Let $u,v \in L^p(\Omega)$ . Then $v$ is called the $\alpha$ -th weak derivative of $u$ iff

$\int_{\Omega}v(x)\varphi(x)\,dx = (-1)^{|\alpha|} \int_{\Omega}u(x)D^{\alpha}\varphi(x)\,dx$

for all $\varphi \in C^{\infty}(\mathbb{R}^n)$ with compact support in $\Omega$ .

Now for $1 \le p \le \infty, m \in \mathbb{N}_0$ consider the Sobolev space $H^p_m(\Omega)$ of functions $f \in L^p(\Omega)$ which have weak derivatives $D^{\alpha}f \in L^p(\Omega)$ up to order $|\alpha| \le m$ ,

endowed with the norm

$||f||_{p,m,\Omega}=\sum_{|\alpha| \le m}||D^{\alpha}f||_{p,\Omega}$ .

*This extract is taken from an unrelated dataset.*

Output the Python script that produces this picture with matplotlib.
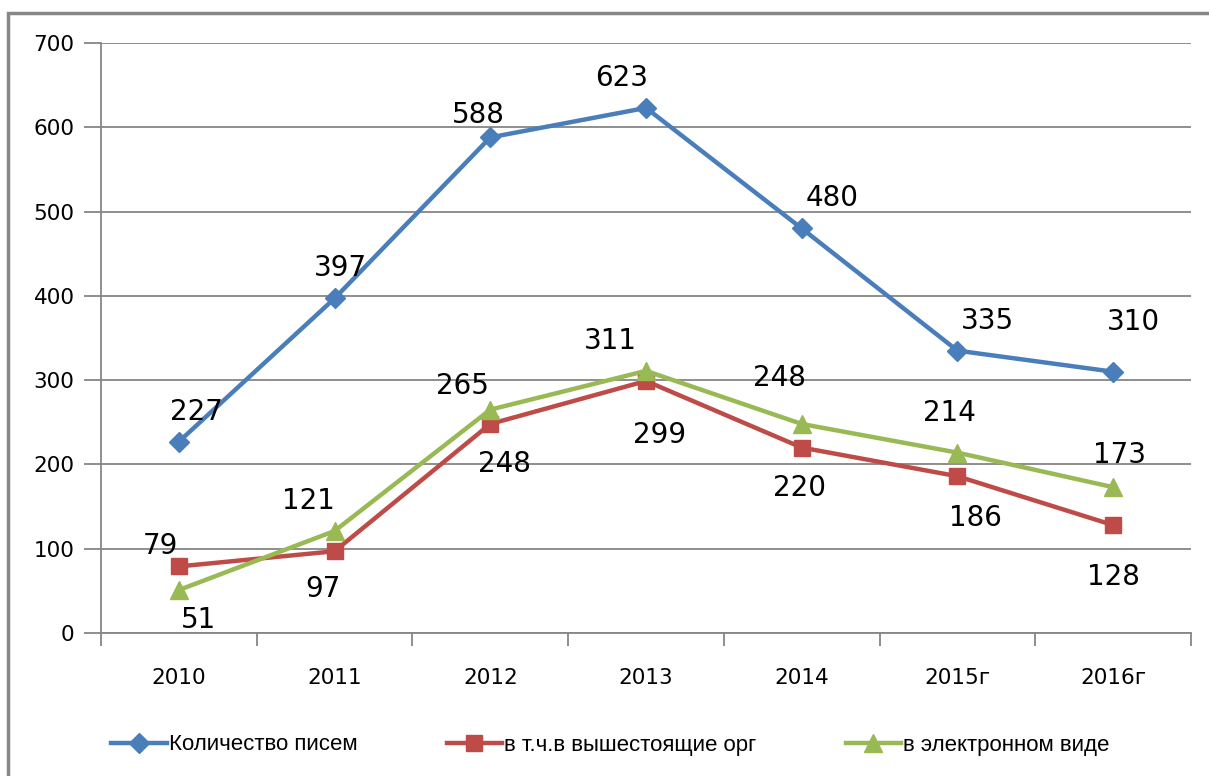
import matplotlib
matplotlib.use("Agg")
import matplotlib.pyplot as plt
from matplotlib.patches import Rectangle
from matplotlib.lines import Line2D

# data
years = ["2010", "2011", "2012", "2013", "2014", "2015г", "2016г"]
letters_total = [227, 397, 588, 623, 480, 335, 310]
letters_higher = [79, 97, 248, 299, 220, 186, 128]
letters_electronic = [51, 121, 265, 311, 248, 214, 173]

names = ["Количество писем", "в т.ч.в вышестоящие орг", "в электронном виде"]

# label offsets in pixels (dx, dy) for each series
offs_total = [(18, 30), (6, 30), (-12, 22), (-24, 30), (30, 30), (30, 30), (20, 50)]
offs_higher = [(-18, 20), (-12, -38), (14, -40), (14, -54), (-2, -40), (18, -42), (0, -52)]
offs_electronic = [(20, -30), (-26, 30), (-28, 24), (-36, 30), (-22, 46), (-8, 40), (6, 32)]

BLUE = "#4A7EBB"
RED = "#BE4B48"
GREEN = "#98B954"
GRID = "#868686"


def main():
    fig = plt.figure(figsize=(12.09, 7.76), dpi=100)
    ax = fig.add_axes([101 / 1209, 1 - 633 / 776, 1090 / 1209, 590 / 776])

    x = list(range(len(years)))
    series = [
        (letters_total, BLUE, "D", 10, offs_total),
        (letters_higher, RED, "s", 12, offs_higher),
        (letters_electronic, GREEN, "^", 13, offs_electronic),
    ]
    handles = []
    for (vals, col, mk, ms, offs), name in zip(series, names):
        (ln,) = ax.plot(x, vals, color=col, lw=3.2, marker=mk, ms=ms, zorder=3)
        handles.append(ln)
        for xi, v, (dx, dy) in zip(x, vals, offs):
            ax.annotate(str(v), (xi, v), xytext=(dx, dy), textcoords="offset pixels",
                        ha="center", va="center", fontsize=20, color="black")

    ax.set_xlim(-0.5, len(years) - 0.5)
    ax.set_ylim(0, 700)
    ax.set_yticks(range(0, 701, 100))
    ax.yaxis.grid(True, color=GRID, lw=1.3)
    ax.set_axisbelow(True)

    ax.set_xticks(x)
    ax.set_xticklabels(years)
    ax.set_xticks([i - 0.5 for i in range(len(years) + 1)], minor=True)
    ax.tick_params(axis="x", which="major", length=0, pad=25, labelsize=15.5)
    ax.tick_params(axis="x", which="minor", length=9, color=GRID, width=1.3)
    ax.tick_params(axis="y", length=12, color=GRID, width=1.3, pad=7, labelsize=15.5)

    for s in ["top", "right"]:
        ax.spines[s].set_visible(False)
    for s in ["left", "bottom"]:
        ax.spines[s].set_color(GRID)
        ax.spines[s].set_linewidth(1.3)

    # legend
    leg_handles = [Line2D([], [], color=h.get_color(), lw=3.2, marker=h.get_marker(),
                          ms=h.get_markersize()) for h in handles]
    fig.legend(leg_handles, names, loc="center", bbox_to_anchor=(0.505, 1 - 745 / 776),
               ncol=3, frameon=False, handlelength=2.5, handletextpad=0.1,
               columnspacing=4.0,
               prop={"family": ["Liberation Sans Narrow", "Liberation Sans", "DejaVu Sans"],
                     "size": 16})

    # outer chart frame
    fig.patches.append(Rectangle((8 / 1209, -0.1), 1.2, 1.1 - 13 / 776,
                                 transform=fig.transFigure, fill=False,
                                 edgecolor="#878787", lw=2.5))

    fig.savefig("out.png", dpi=100)


if __name__ == "__main__":
    main()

Consider also for $1 \le p \le \infty, m \in \mathbb{N}_0 \cup \{\infty\}$ the subspace $C^p_m(\Omega)$ in $L^p(\Omega)$ , which consists of all real-valued m-times continuously differentiable functions on $\Omega$ with weak derivatives $D^{\alpha}f \in L^p(\Omega)$
of all orders up to $m$ , i.e. $C^p_m(\Omega)=C_m(\Omega) \cap H^p_m(\Omega)$ .

There is a theorem which says that the closure $\overline{C^p_{\infty}(\Omega)}$ with respect to the norm above is exactly $H^p_m(\Omega)$ for all $1 \le p < \infty$ , so that $p=\infty$ is the exception.

Before it is shown by example that for $p=\infty$ one inclusion is not fulfilled it is said that $\overline{C^{\infty}_m(\Omega)}=C^{\infty}_m( \Omega )$

with respect to the above norm with $p=\infty$ .

This is clear because $L^{\infty}$ is complete.

The author then unexpectedly concludes that $\overline{C^{\infty}_{\infty}(\Omega)}=C^{\infty}_ 1(\Omega)$ with respect to $||.||_{1,\infty}$

While switching to m=1 he apparently simultaneously shrinks the class of functions on the left, but the norm with respect to which the closure is taken seems to have no influence. I cannot see at a glance why he has the right to do it! So the question is simply: WHY?